Crates that desire perfect license compatibility with Rust are not recommended
to choose only the Apache license. The Apache license, though it is a permissive
license, imposes restrictions beyond the MIT and BSD licenses that can
discourage or prevent their use in some scenarios, so Apache-only software
cannot be used in some situations where most of the Rust runtime stack can.
The license of a crate's dependencies can affect the restrictions on
distribution of the crate itself, so a permissively-licensed crate should
generally only depend on permissively-licensed crates.
<a id="c-msrv"></a>
## Crate has an MSRV policy (C-MSRV)
A crate should clearly document its Minimal Supported Rust Version:
* Which versions versions of Rust are supported now?
* Under what conditions is MSRV increased?
* How are MSRV increases reflected in the semver version of the crate?
Compliance with a crate’s stated MSRV should be tested in CI.

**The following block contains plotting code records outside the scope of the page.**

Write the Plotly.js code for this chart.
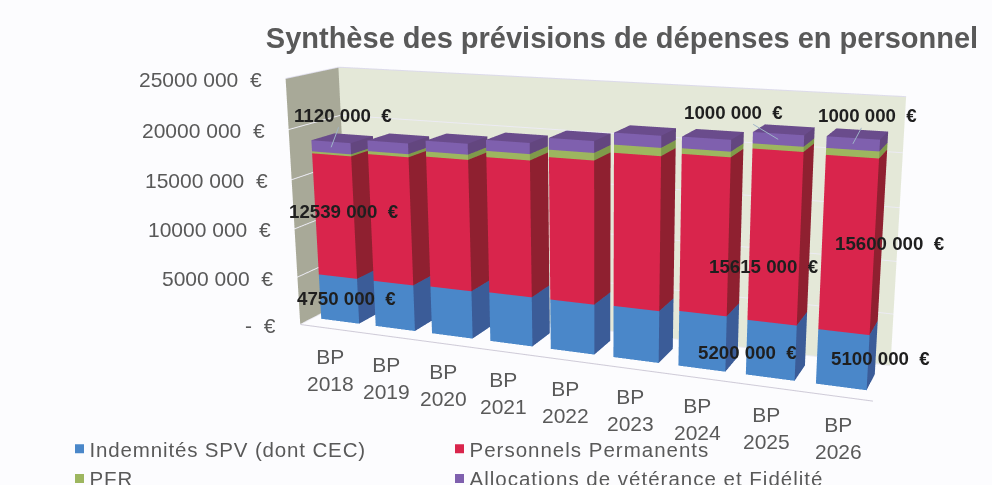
<!DOCTYPE html>
<html><head><meta charset="utf-8">
<script src="https://cdn.plot.ly/plotly-3.0.1.min.js"></script>
<style>html,body{margin:0;padding:0;width:992px;height:485px;overflow:hidden;background:#fcfcfe}
#g{position:absolute;left:0;top:-308px;width:1200px;height:1077px}
.legendtext{letter-spacing:.85px}
.legend2text{letter-spacing:1px}
.legendsymbols{transform:translateX(10px)}</style>
</head><body><div id="g"></div>
<script>
const categories=["2018","2019","2020","2021","2022","2023","2024","2025","2026"];
const indemnites=[4750000,4750000,4850000,4950000,4950000,5050000,5300000,5200000,5100000];
const permanents=[12539000,12900000,13000000,13300000,13750000,14500000,14600000,15615000,15600000];
const pfr=[200000,300000,500000,600000,700000,750000,500000,450000,600000];
const allocations=[1120000,1050000,1050000,1050000,1100000,1100000,1050000,1000000,1000000];
const zTicks=[0,5000000,10000000,15000000,20000000,25000000];
const zTickText=["-  €","5000 000  €","10000 000  €","15000 000  €","20000 000  €","25000 000  €"];
const seriesNames=["Indemnités SPV (dont CEC)","Personnels Permanents","PFR","Allocations de vétérance et Fidélité"];

const W=1200,H=1077,TOP=308;
const series=[indemnites,permanents,pfr,allocations];
const fronts=["#4a87c9","#d9254c","#9db65f","#7f60ae"];
const sides=["#3b5c98","#8f2030","#7f9a4a","#63467f"];
const tops=["#4a87c9","#d9254c","#9db65f","#6a4c8c"];
const legendOf=["legend","legend2","legend","legend2"];
const barW=0.7,y0=0.25,y1=0.70;

const traces=[];
const base=categories.map(()=>0);
series.forEach((vals,s)=>{
  const X=[],Y=[],Z=[],I=[],J=[],K=[],C=[];
  vals.forEach((v,c)=>{
    const x0=c+0.5-barW/2,x1=c+0.5+barW/2,z0=base[c],z1=base[c]+v,n=X.length;
    [[x0,y0,z0],[x1,y0,z0],[x1,y0,z1],[x0,y0,z1],[x1,y1,z0],[x1,y1,z1],[x0,y1,z1]].forEach(p=>{X.push(p[0]);Y.push(p[1]);Z.push(p[2]);});
    [[0,1,2,fronts[s]],[0,2,3,fronts[s]],[1,4,5,sides[s]],[1,5,2,sides[s]],[3,2,5,tops[s]],[3,5,6,tops[s]]].forEach(f=>{I.push(n+f[0]);J.push(n+f[1]);K.push(n+f[2]);C.push(f[3]);});
    base[c]=z1;
  });
  traces.push({type:"mesh3d",name:seriesNames[s],x:X,y:Y,z:Z,i:I,j:J,k:K,facecolor:C,flatshading:true,showlegend:false,showscale:false,hoverinfo:"skip",
    lighting:{ambient:1,diffuse:0,specular:0,roughness:1,fresnel:0}});
});
traces.push({type:"scatter3d",mode:"lines",x:[0,9],y:[0,0],z:[0,0],line:{color:"#cfcbd8",width:2},showlegend:false,hoverinfo:"skip"});
traces.push({type:"scatter3d",mode:"lines",x:[0,0,9],y:[0,1,1],z:[25000000,25000000,25000000],line:{color:"#dcdaea",width:2},showlegend:false,hoverinfo:"skip"});
seriesNames.forEach((n,s)=>traces.push({type:"scatter3d",mode:"markers",name:n,legend:legendOf[s],x:[null],y:[null],z:[null],
  marker:{symbol:"square",size:9,color:fronts[s],line:{width:0}},showlegend:true,hoverinfo:"skip"}));

const tickFont={family:"Liberation Sans, Arial, sans-serif",size:21,color:"#595959"};
const labFont={family:"Liberation Sans, Arial, sans-serif",size:18.7,color:"#1f1f1f"};
const ann=[];
zTicks.forEach((z,i)=>ann.push({x:0,y:0,z:z,text:zTickText[i],showarrow:false,xanchor:"right",xshift:-22,yshift:-1,font:tickFont}));
categories.forEach((c,i)=>ann.push({x:i+0.5,y:0,z:0,text:"BP<br>"+c,showarrow:false,xanchor:"center",yanchor:"middle",yshift:-42,xshift:3,font:tickFont}));
function lab(cat,s,frac,text,dx,dy,arrow){
  let z=0;for(let k=0;k<s;k++)z+=series[k][cat];z+=series[s][cat]*frac;
  const a={x:cat+0.5,y:y0,z:z,text:"<b>"+text+"</b>",font:labFont};
  if(arrow){Object.assign(a,{showarrow:true,arrowhead:0,arrowwidth:1,arrowcolor:"#9fb4c8",ax:dx,ay:dy,standoff:0});}
  else{Object.assign(a,{showarrow:false,xshift:dx,yshift:-dy});}
  ann.push(a);
}
lab(0,3,0.5,"1120 000  €",12,-32,true);
lab(0,1,0.55,"12539 000  €",10,1,false);
lab(0,0,0.5,"4750 000  €",8,-1,false);
lab(7,3,0.5,"1000 000  €",-45,-27,true);
lab(8,3,0.5,"1000 000  €",15,-28,true);
lab(7,1,0.45,"15615 000  €",-11,20,false);
lab(8,1,0.45,"15600 000  €",43,-11,false);
lab(7,0,0.5,"5200 000  €",-23,2,false);
lab(8,0,0.5,"5100 000  €",38,-1,false);

const legFont={family:"Liberation Sans, Arial, sans-serif",size:20.5,color:"#595959"};
const ax={showticklabels:false,ticks:"",title:{text:""},showspikes:false,zeroline:false,showline:false};
const layout={width:W,height:H,margin:{l:0,r:0,t:0,b:0},paper_bgcolor:"#fcfcfe",
  title:{text:"<b>Synthèse des prévisions de dépenses en personnel</b>",font:{family:"Liberation Sans, Arial, sans-serif",size:29,color:"#595959"},
    x:622/W,xanchor:"center",y:1-(38+TOP)/H,yanchor:"middle"},
  scene:{domain:{x:[0,1],y:[0,1]},aspectmode:"manual",aspectratio:{x:1,y:0.163,z:0.433},
    camera:{eye:{x:0.775,y:-1.918,z:0.505},center:{x:0.033,y:0,z:-0.0167},up:{x:0,y:0,z:1},projection:{type:"perspective"}},
    xaxis:Object.assign({},ax,{range:[0,9],showgrid:false,showbackground:true,backgroundcolor:"#a8a998"}),
    yaxis:Object.assign({},ax,{range:[0,1],showgrid:false,showbackground:true,backgroundcolor:"#e4e8d8"}),
    zaxis:Object.assign({},ax,{range:[0,25000000],tickvals:zTicks,showgrid:true,gridcolor:"#ecebf3",gridwidth:2,showbackground:false}),
    annotations:ann},
  legend:{orientation:"v",x:59.5/W,y:1-(429+TOP)/H,xanchor:"left",yanchor:"top",indentation:-10,font:legFont,bgcolor:"rgba(0,0,0,0)",itemwidth:30},
  legend2:{orientation:"v",x:439.5/W,y:1-(429+TOP)/H,xanchor:"left",yanchor:"top",indentation:-10,font:legFont,bgcolor:"rgba(0,0,0,0)",itemwidth:30},
  showlegend:true};
Plotly.newPlot("g",traces,layout,{displayModeBar:false,responsive:false});
</script></body></html>
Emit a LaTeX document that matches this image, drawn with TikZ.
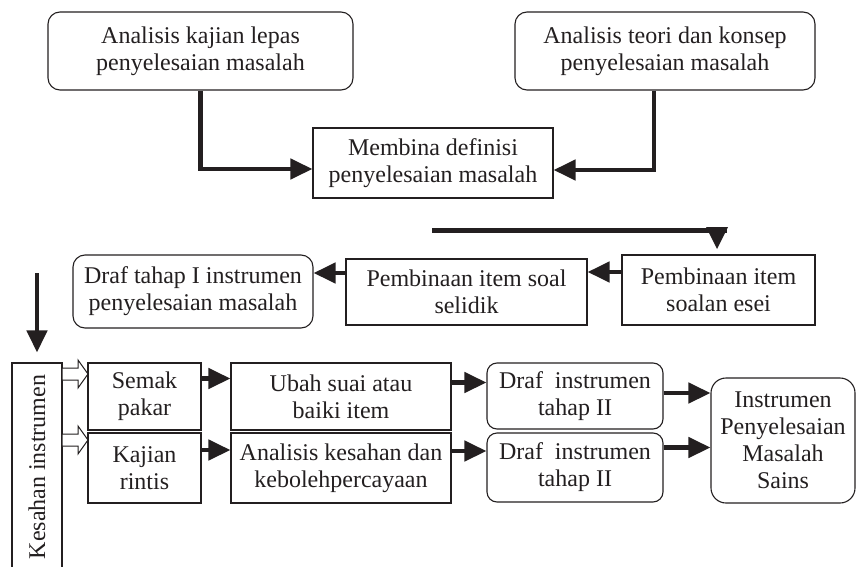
\documentclass[tikz,border=0pt]{standalone}
\usepackage{fontspec}
\setmainfont{Liberation Serif}
\usetikzlibrary{arrows.meta}
\definecolor{ink}{RGB}{35,31,32}
\begin{document}
\begin{tikzpicture}[x=1pt,y=-1pt,
  box/.style={draw=ink, line width=1.1pt, align=center, inner sep=0pt, text=ink,
    font=\fontsize{24}{27}\selectfont},
  rbox/.style={box, rounded corners=12pt},
  arr/.style={draw=ink, line width=4.8pt, -{Triangle[length=22pt,width=20pt]}},
  hollow/.style={draw=ink, line width=1pt, fill=white, line join=miter}
]
\useasboundingbox (0,0) rectangle (856,567);

% top row
\node[rbox, minimum width=305pt, minimum height=78pt] (A1) at (200.5,51) {Analisis kajian lepas\\penyelesaian masalah};
\node[rbox, minimum width=300pt, minimum height=78pt] (A2) at (665,51) {Analisis teori dan konsep\\penyelesaian masalah};
\node[box, minimum width=240pt, minimum height=70pt] (M) at (433,163) {Membina definisi\\penyelesaian masalah};

\draw[arr] (A1.south) |- ([yshift=-6pt]M.west);
\draw[arr] ([xshift=-11pt]A2.south) |- ([yshift=-7pt]M.east);

% long line with down triangle
\coordinate (L1) at (432,230);
\coordinate (L2) at (727,230);
\draw[ink, line width=5pt] (L1) -- (L2);
\coordinate (T1) at (706,227);
\coordinate (T2) at (728,227);
\coordinate (T3) at (717,249);
\fill[ink] (T1) -- (T2) -- (T3) -- cycle;

% second row
\node[box, minimum width=193pt, minimum height=70pt] (P1) at (718.5,290) {Pembinaan item\\soalan esei};
\node[box, minimum width=241pt, minimum height=66pt] (P2) at (466.5,292) {Pembinaan item soal\\selidik};
\node[rbox, minimum width=240pt, minimum height=73pt] (D1) at (193,291.5) {Draf tahap I instrumen\\penyelesaian masalah};

\draw[arr] ([yshift=18pt]P1.west) -- ([yshift=18pt]P1.west -| P2.east);
\draw[arr] ([yshift=19pt]P2.west) -- ([yshift=19pt]P2.west -| D1.east);

% validation column
\node[box, minimum width=50pt, minimum height=212pt] (K) at (37,469) {};
\node[text=ink, font=\fontsize{24}{27}\selectfont, rotate=90] (Kt) at (37,467) {Kesahan instrumen};
\coordinate (Dstart) at (37,273);
\draw[arr] (Dstart) -- ([yshift=10pt]K.north);

% hollow double arrows
\draw[hollow] (62,368) -- (78,368) -- (78,360) -- (88,374) -- (78,388) -- (78,380) -- (62,380) -- cycle;
\draw[hollow] (62,434) -- (78,434) -- (78,426) -- (88,440) -- (78,454) -- (78,446) -- (62,446) -- cycle;

\node[box, minimum width=113pt, minimum height=67pt] (S1) at (144.5,396.5) {Semak\\pakar};
\node[box, minimum width=113pt, minimum height=70pt] (S2) at (144.5,468) {Kajian\\rintis};
\node[box, minimum width=220pt, minimum height=67pt] (U1) at (341,396.5) {Ubah suai atau\\baiki item};
\node[box, minimum width=220pt, minimum height=70pt] (U2) at (341,468) {Analisis kesahan dan\\kebolehpercayaan};
\node[rbox, rounded corners=10pt, minimum width=176pt, minimum height=66pt] (R1) at (575,396) {Draf~ instrumen\\tahap II};
\node[rbox, rounded corners=10pt, minimum width=176pt, minimum height=69pt] (R2) at (575,467.5) {Draf~ instrumen\\tahap II};
\node[rbox, rounded corners=15pt, minimum width=144pt, minimum height=125pt] (F) at (783,440.5) {Instrumen\\Penyelesaian\\Masalah\\Sains};

\draw[arr] ([yshift=18pt]S1.east) -- ([yshift=18pt]S1.east -| U1.west);
\draw[arr] ([yshift=18pt]S2.east) -- ([yshift=18pt]S2.east -| U2.west);
\draw[arr] ([yshift=14pt]U1.east) -- ([yshift=14pt]U1.east -| R1.west);
\draw[arr] ([yshift=17pt]U2.east) -- ([yshift=17pt]U2.east -| R2.west);
\draw[arr] ([yshift=3pt]R1.east) -- ([yshift=3pt]R1.east -| F.west);
\draw[arr] ([yshift=20pt]R2.east) -- ([yshift=20pt]R2.east -| F.west);
\end{tikzpicture}
\end{document}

The API guidelines tentatively suggest that, for libraries, an MSRV increase should
*not* be considered a semver-breaking change. Specifically, when increasing
MSRV:
* for crates past `1.0.0`, increment minor version (`1.1.3` -> `1.2.0`),
* for crates before `1.0.0`, increment patch version (`0.1.3` -> `0.1.4`).
This reduces the amount of ecosystem-wide work for MSRV upgrades and prevents
incompatibilities. It also is a de-facto practice for many cornerstone crates.
This policy gives more power to library consumers to manually select working
combinations of library and compiler versions, at the cost of breaking `cargo
update` workflow for older compilers.
However, do not increase MSRV without a good reason, and, if possible, batch
MSRV increases with semver-breaking changes.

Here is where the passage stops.